Figure 1: Statistics of number of commits per developer in ITK

It is common to make the mistake of thinking that this 10% is more important than the rest of the community, underestimate the role of the long-tail 90%, and ultimately fail to bring the project to the operating regime in which the network effects of open source pay off. This concept of a required critical mass of contributors leads us to insist in that the most important behavior of well-managed open-source projects should be the continuous recruitment of new developers, regular efforts for retaining existing well-behaved developers, and converting the not so well-behaved ones. To achieve this, the class regularly discusses the motivations that drive developers to make contributions to a project, and how project gardeners must ensure that those motivations are nurtured in the community. In particular, community gardeners must focus on the essential trilogy of: autonomy, mastery, and purpose.

The economic perspective is used again in this edition of the course to illuminate the basic properties of peer-production systems, and to clarify why open-source software projects are highly efficient at the production of knowledge-based goods and services. This perspective also provides context for the cost-benefit analysis in which the creation of monopolies, such as copyrights and patents, has to be balanced against the social and economic costs that they impose to society; particularly how they restrict the pool of resources available to the next generation of creators. With a background on the economics behind open-source and references to Kitware’s experience, the class covers the key elements needed to build successful business models including removal of barriers to the flow of knowledge and information, creation of collaboration platforms, focus on services and support, and agile programming processes that rely on rapid iterative cycles of development and customer interactions.

As a class project, the students are being introduced to VistA, the Veterans Health Information Systems and Technology Architecture, and are making contributions to the Code Convergence effort of the project. To this end, the students are learning the “M” language. This is a great teaching instrument because it has helped to put all students on a level playing field, where they are learning the language together and we can focus on the open source aspects of the project, instead of drifting into a pure programming class.

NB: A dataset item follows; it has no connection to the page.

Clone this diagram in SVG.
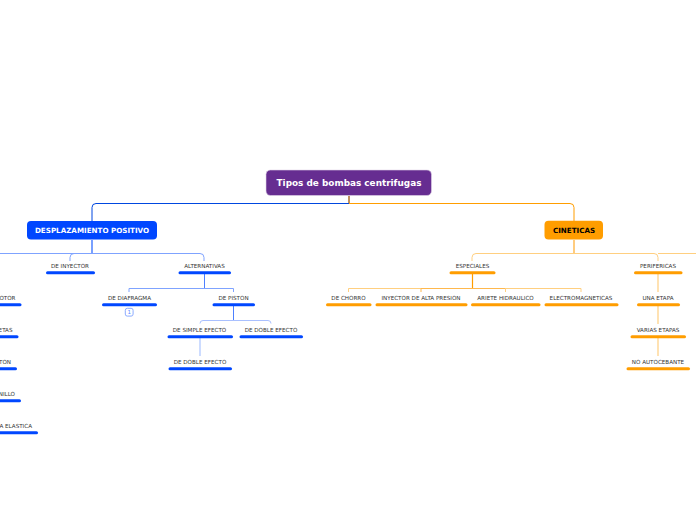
<svg xmlns="http://www.w3.org/2000/svg" width="696" height="520" viewBox="0 0 696 520">
<style>
text{font-family:"DejaVu Sans",Verdana,sans-serif;text-anchor:middle}
.t{font-size:5.6px;fill:#333}
.e{text-anchor:end}
.b{fill:none;stroke:#0047ff;stroke-width:3;stroke-linecap:round}
.o{fill:none;stroke:#ff9d00;stroke-width:3;stroke-linecap:round}
.c{fill:none;stroke-width:1}
.bl{stroke:#7fa3ff}.ol{stroke:#ffcf80}
.bx{fill:none;stroke-width:1}
</style>
<rect width="696" height="520" fill="#fff"/>
<g id="connectors">
<path class="c" stroke="#c09060" style="stroke-width:2" d="M349 196V203.500"/>
<path class="bx" stroke="#0047e0" d="M349 203.500H96a4 4 0 0 0-4 4V221"/>
<path class="bx" stroke="#ff9d00" d="M349 203.500H570a4 4 0 0 1 4 4V221"/>
<path class="c" stroke="#4d80ff" style="stroke-width:1.500" d="M92 240V253.500"/>
<path class="c bl" d="M0 253.500H200a4 4 0 0 1 4 4V261"/>
<path class="c bl" d="M92 253.500H74a4 4 0 0 0-4 4V261"/>
<path class="c" stroke="#ffbb55" style="stroke-width:1.500" d="M574 240V253.500"/>
<path class="c ol" d="M574 253.500H476a4 4 0 0 0-4 4V261"/>
<path class="c ol" d="M574 253.500H654a4 4 0 0 1 4 4V261M658 253.500H696"/>
<path class="c" stroke="#4d80ff" d="M204.500 274V288.500"/>
<path class="c bl" d="M129 292V288.500H233.500V292"/>
<path class="c" stroke="#4d80ff" d="M233.500 306V320.500"/>
<path class="c" stroke="#a9c0ff" d="M200 323.500a3 3 0 0 1 3-3H268a3 3 0 0 1 3 3"/>
<path class="c" stroke="#bcd0ff" style="stroke-width:1.500" d="M200 338V356"/>
<path class="c" stroke="#ff9d00" style="stroke-width:1.200" d="M472.500 274V288.500"/>
<path class="c ol" d="M348.500 292V288.500H581V292M505.500 288.500V292"/>
<path class="c" stroke="#ffb84d" d="M421 292V288.500H505"/>
<path class="c ol" style="stroke-width:1.200" d="M658 274V292M658 306V324M658 338V356"/>
</g>
<g id="root"><rect x="266" y="170" width="165.500" height="25.500" rx="4.500" fill="#662d91" stroke="#e0d5e8" stroke-width=".6"/><text x="349" y="186" font-size="8.900" font-weight="700" fill="#fff">Tipos de bombas centrifugas</text></g>
<g id="desplazamiento"><rect x="27" y="221" width="130" height="18.500" rx="4" fill="#0047ff"/><text x="92" y="233.300" font-size="7.150" font-weight="700" fill="#fff">DESPLAZAMIENTO POSITIVO</text></g>
<g id="cineticas"><rect x="544.500" y="220.800" width="58.500" height="18.700" rx="4" fill="#ff9d00"/><text x="574" y="233.300" font-size="7.150" font-weight="700" fill="#000">CINETICAS</text></g>
<g id="n1"><text class="t" x="70" y="268">DE INYECTOR</text><path class="b" d="M47.500 272.700H93.500"/></g>
<g id="n2"><text class="t" x="204.500" y="268">ALTERNATIVAS</text><path class="b" d="M180 272.700H229.500"/></g>
<g id="n3"><text class="t e" x="15.500" y="300">OTOR</text><path class="b" d="M0 304.700H20"/></g>
<g id="n4"><text class="t e" x="12.500" y="332">ETAS</text><path class="b" d="M0 336.700H17"/></g>
<g id="n5"><text class="t e" x="11" y="364">TON</text><path class="b" d="M0 368.700H15.500"/></g>
<g id="n6"><text class="t e" x="15" y="396">NILLO</text><path class="b" d="M0 400.700H19.500"/></g>
<g id="n7"><text class="t e" x="32" y="428">A ELASTICA</text><path class="b" d="M0 432.700H36.500"/></g>
<g id="n8"><text class="t" x="129.500" y="300">DE DIAFRAGMA</text><path class="b" d="M103.500 304.700H155.500"/><rect x="125.300" y="308.300" width="7.800" height="7.800" rx="2" fill="#fff" stroke="#7fa3ff" stroke-width=".9"/><text x="129.200" y="314.300" font-size="5.500" fill="#5c8aff">1</text></g>
<g id="n9"><text class="t" x="233.500" y="300">DE PISTON</text><path class="b" d="M214 304.700H253.500"/></g>
<g id="n10"><text class="t" x="199.500" y="332">DE SIMPLE EFECTO</text><path class="b" d="M169 336.700H231.500"/></g>
<g id="n11"><text class="t" x="271" y="332">DE DOBLE EFECTO</text><path class="b" d="M241 336.700H301.500"/></g>
<g id="n12"><text class="t" x="200" y="364">DE DOBLE EFECTO</text><path class="b" d="M170 368.700H230.500"/></g>
<g id="n13"><text class="t" x="472.500" y="268">ESPECIALES</text><path class="o" d="M451 272.700H494"/></g>
<g id="n14"><text class="t" x="658" y="268">PERIFERICAS</text><path class="o" d="M635.500 272.700H681"/></g>
<g id="n15"><text class="t" x="348.500" y="300">DE CHORRO</text><path class="o" d="M327.500 304.700H370"/></g>
<g id="n16"><text class="t" x="421" y="300">INYECTOR DE ALTA PRESION</text><path class="o" d="M377 304.700H466"/></g>
<g id="n17"><text class="t" x="505.500" y="300">ARIETE HIDRAULICO</text><path class="o" d="M472.500 304.700H539"/></g>
<g id="n18"><text class="t" x="581" y="300">ELECTROMAGNETICAS</text><path class="o" d="M546 304.700H617"/></g>
<g id="n19"><text class="t" x="658" y="300">UNA ETAPA</text><path class="o" d="M638.500 304.700H678.500"/></g>
<g id="n20"><text class="t" x="658" y="332">VARIAS ETAPAS</text><path class="o" d="M632 336.700H684.500"/></g>
<g id="n21"><text class="t" x="658" y="364">NO AUTOCEBANTE</text><path class="o" d="M628 368.700H688.500"/></g>
</svg>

This semester we are also using “Moodle”, the Open Source Course Management System, for the second time. This has streamlined the execution of quizzes, assignments, and class activities into a single platform. As part of the practical exercises in the class, students are being introduced to the use of the distributed revision control system Git, the issue tracker MANTIS, the code review system Gerrit, and virtual machines. These are all part of the set of tools that create the communications and coordination infrastructures that allow large communities of contributors to work together to further the goals of a project.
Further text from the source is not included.